▶ [SUPPLIED DATA]
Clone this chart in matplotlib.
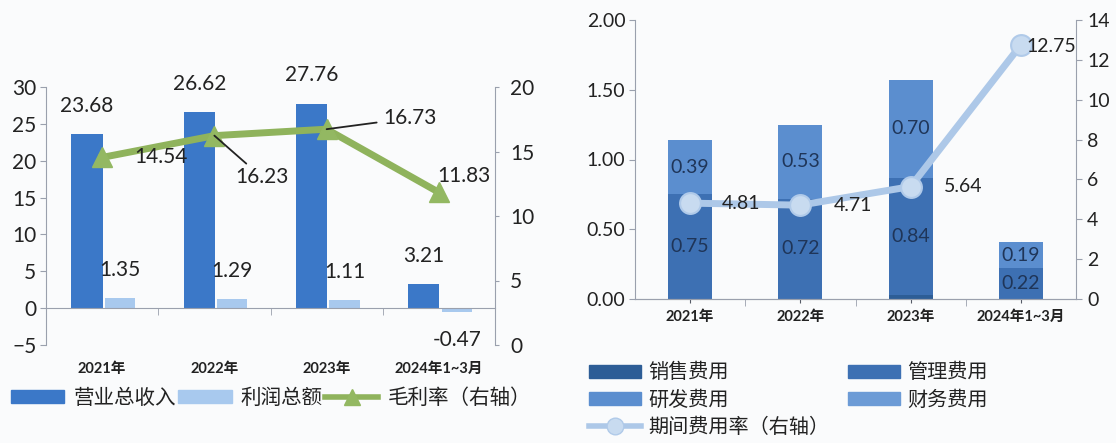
import numpy as np
import matplotlib.pyplot as plt
from matplotlib.lines import Line2D
from matplotlib.patches import Patch

plt.rcParams['font.family'] = ['Lato', 'Noto Sans CJK SC', 'DejaVu Sans']

years = ["2021年", "2022年", "2023年", "2024年1~3月"]

# left chart
revenue = [23.68, 26.62, 27.76, 3.21]
profit = [1.35, 1.29, 1.11, -0.47]
gross_margin = [14.54, 16.23, 16.73, 11.83]

# right chart
sales_exp = [0.00, 0.00, 0.03, 0.00]
admin_exp = [0.75, 0.72, 0.84, 0.22]
rd_exp = [0.39, 0.53, 0.70, 0.19]
fin_exp = [0.00, 0.00, 0.00, 0.00]
period_rate = [4.81, 4.71, 5.64, 12.75]

axis_c = "#9aa0ad"
txt_c = "#222222"
bg = "#fafbfc"

fig = plt.figure(figsize=(11.16, 4.43), dpi=100)
fig.patch.set_facecolor(bg)
W, H = 1116, 443

x = np.arange(len(years))

# ---------- left chart ----------
ax1 = fig.add_axes([46 / W, 1 - 345 / H, (495 - 46) / W, (345 - 87) / H])
ax1.set_facecolor("none")
ax1r = ax1.twinx()

b_rev = ax1.bar(x - 0.135, revenue, width=0.28, color="#3b78c8", zorder=2)
b_pro = ax1.bar(x + 0.16, profit, width=0.27, color="#a8c9ee", zorder=2)
ax1.bar_label(b_rev, fmt="%.2f", padding=13, fontsize=15, color=txt_c)
ax1.bar_label(b_pro, fmt="%.2f", padding=13, fontsize=15, color=txt_c)

ax1.set_xlim(-0.5, 3.5)
ax1.set_ylim(-5, 30)
ax1.set_yticks(np.arange(-5, 31, 5))
ax1r.set_ylim(0, 20)
ax1r.set_yticks(np.arange(0, 21, 5))

ax1r.plot(x, gross_margin, color="#8fb35c", lw=5, marker="^",
          markersize=15, markerfacecolor="#93b862",
          markeredgecolor="#93b862", zorder=3)
ax1r.set_zorder(ax1.get_zorder() + 1)
ax1r.patch.set_visible(False)

ax1r.annotate("14.54", (x[0], gross_margin[0]), xytext=(23, 0),
              textcoords="offset points", ha="left", va="center",
              fontsize=15, color=txt_c)
ax1r.annotate("16.23", (x[1], gross_margin[1]), xytext=(15, -30),
              textcoords="offset points", ha="left", va="center",
              fontsize=15, color=txt_c,
              arrowprops=dict(arrowstyle="-", color=txt_c, lw=1.3,
                              shrinkA=1, shrinkB=0))
ax1r.annotate("16.73", (x[2], gross_margin[2]), xytext=(41, 8),
              textcoords="offset points", ha="left", va="center",
              fontsize=15, color=txt_c,
              arrowprops=dict(arrowstyle="-", color=txt_c, lw=1.3,
                              shrinkA=3, shrinkB=0))
ax1r.annotate("11.83", (x[3], gross_margin[3]), xytext=(-1, 12),
              textcoords="offset points", ha="left", va="center",
              fontsize=15, color=txt_c)

for a in (ax1, ax1r):
    a.spines["top"].set_visible(False)
    for s in ("left", "right", "bottom"):
        a.spines[s].set_color(axis_c)
ax1.spines["right"].set_visible(False)
ax1r.spines["left"].set_visible(False)
ax1r.spines["bottom"].set_visible(False)
ax1.spines["bottom"].set_position(("data", 0))

ax1.set_xticks(x)
ax1.set_xticklabels(years, fontsize=10.5, fontweight="bold", color=txt_c)
ax1.set_xticks([0.5, 1.5, 2.5], minor=True)
ax1.tick_params(axis="x", which="major", length=0, pad=39)
ax1.tick_params(axis="x", which="minor", length=5, color=axis_c)
ax1.tick_params(axis="y", labelsize=15, length=4, color=axis_c,
                labelcolor=txt_c, pad=3)
ax1r.tick_params(axis="y", labelsize=15, length=3, color=axis_c,
                 labelcolor=txt_c, pad=8)

fig.legend(
    handles=[Patch(color="#3b78c8"), Patch(color="#a8c9ee"),
             Line2D([], [], color="#8fb35c", lw=4, marker="^",
                    markersize=12, markerfacecolor="#93b862",
                    markeredgecolor="#93b862")],
    labels=["营业总收入", "利润总额", "毛利率（右轴）"],
    loc="center left", bbox_to_anchor=(11 / W, 1 - 398 / H), ncol=3,
    frameon=False, fontsize=14.8, handlelength=2.6, handleheight=0.6,
    handletextpad=0.45, columnspacing=0.1, borderpad=0, borderaxespad=0,
    numpoints=1, labelcolor=txt_c)

# ---------- right chart ----------
ax2 = fig.add_axes([635 / W, 1 - 299 / H, (1076 - 635) / W, (299 - 20) / H])
ax2.set_facecolor("none")
c_sales, c_admin, c_rd, c_fin = "#2d5d96", "#3d70b3", "#5b8ecf", "#6c9bd6"
bottom = np.zeros(len(years))
bars = []
for vals, col in ((sales_exp, c_sales), (admin_exp, c_admin),
                  (rd_exp, c_rd), (fin_exp, c_fin)):
    b = ax2.bar(x, vals, width=0.4, bottom=bottom, color=col, zorder=2)
    bars.append(b)
    bottom = bottom + np.array(vals)
ax2.bar_label(bars[1], fmt="%.2f", label_type="center", fontsize=14,
              color="#1f3558")
ax2.bar_label(bars[2], fmt="%.2f", label_type="center", fontsize=14,
              color="#1f3558")

ax2.set_xlim(-0.5, 3.5)
ax2.set_ylim(0, 2.0)
ax2.set_yticks(np.arange(0, 2.01, 0.5))
ax2.set_yticklabels([f"{v:.2f}" for v in np.arange(0, 2.01, 0.5)])

ax2r = ax2.twinx()
ax2r.set_ylim(0, 14)
ax2r.set_yticks(np.arange(0, 15, 2))
ax2r.plot(x, period_rate, color="#adc8e8", lw=5, marker="o", markersize=15,
          markerfacecolor="#c8dbf0", markeredgecolor="#b0cae9",
          markeredgewidth=1.5, zorder=3)
rate_off = [(23, 0), (24, 0), (24, 0), (4, -1)]
for xi, v, off in zip(x, period_rate, rate_off):
    ax2r.annotate(f"{v:.2f}", (xi, v), xytext=off, textcoords="offset points",
                  ha="left", va="center", fontsize=14, color=txt_c)

for a in (ax2, ax2r):
    a.spines["top"].set_visible(False)
    for s in ("left", "right", "bottom"):
        a.spines[s].set_color(axis_c)
ax2.spines["right"].set_visible(False)
ax2r.spines["left"].set_visible(False)

ax2.set_xticks(x)
ax2.set_xticklabels(years, fontsize=10.5, fontweight="bold", color=txt_c)
ax2.set_xticks([0.5, 1.5, 2.5], minor=True)
ax2.tick_params(axis="x", which="major", length=3, color="#555a66", pad=5)
ax2.tick_params(axis="x", which="minor", length=5, color=axis_c)
ax2.tick_params(axis="y", labelsize=14, length=4, color=axis_c,
                labelcolor=txt_c, pad=3)
ax2r.tick_params(axis="y", labelsize=14, length=4, color=axis_c,
                 labelcolor=txt_c, pad=4)

fig.legend(
    handles=[Patch(color=c_sales), Patch(color=c_rd),
             Line2D([], [], color="#adc8e8", lw=4, marker="o", markersize=12,
                    markerfacecolor="#c8dbf0", markeredgecolor="#b0cae9"),
             Patch(color=c_admin), Patch(color=c_fin)],
    labels=["销售费用", "研发费用", "期间费用率（右轴）", "管理费用", "财务费用"],
    loc="center left", bbox_to_anchor=(589 / W, 1 - 399 / H), ncol=2,
    frameon=False, fontsize=14.5, handlelength=2.6, handleheight=0.6,
    handletextpad=0.35, columnspacing=0.9, labelspacing=0.4, borderpad=0,
    borderaxespad=0, numpoints=1, labelcolor=txt_c)

fig.savefig("out.png", dpi=100, facecolor=bg)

▶ [WHAT THIS TASK INVOLVES]
Pictures are excluded: retype only the lines from the beginning of the listing above through the line with "ax1r = ax1.twinx()", both included.

▶ [EXERCISE SOLUTION]
Clone this chart in matplotlib.
import numpy as np
import matplotlib.pyplot as plt
from matplotlib.lines import Line2D
from matplotlib.patches import Patch

plt.rcParams['font.family'] = ['Lato', 'Noto Sans CJK SC', 'DejaVu Sans']

years = ["2021年", "2022年", "2023年", "2024年1~3月"]

# left chart
revenue = [23.68, 26.62, 27.76, 3.21]
profit = [1.35, 1.29, 1.11, -0.47]
gross_margin = [14.54, 16.23, 16.73, 11.83]

# right chart
sales_exp = [0.00, 0.00, 0.03, 0.00]
admin_exp = [0.75, 0.72, 0.84, 0.22]
rd_exp = [0.39, 0.53, 0.70, 0.19]
fin_exp = [0.00, 0.00, 0.00, 0.00]
period_rate = [4.81, 4.71, 5.64, 12.75]

axis_c = "#9aa0ad"
txt_c = "#222222"
bg = "#fafbfc"

fig = plt.figure(figsize=(11.16, 4.43), dpi=100)
fig.patch.set_facecolor(bg)
W, H = 1116, 443

x = np.arange(len(years))

# ---------- left chart ----------
ax1 = fig.add_axes([46 / W, 1 - 345 / H, (495 - 46) / W, (345 - 87) / H])
ax1.set_facecolor("none")
ax1r = ax1.twinx()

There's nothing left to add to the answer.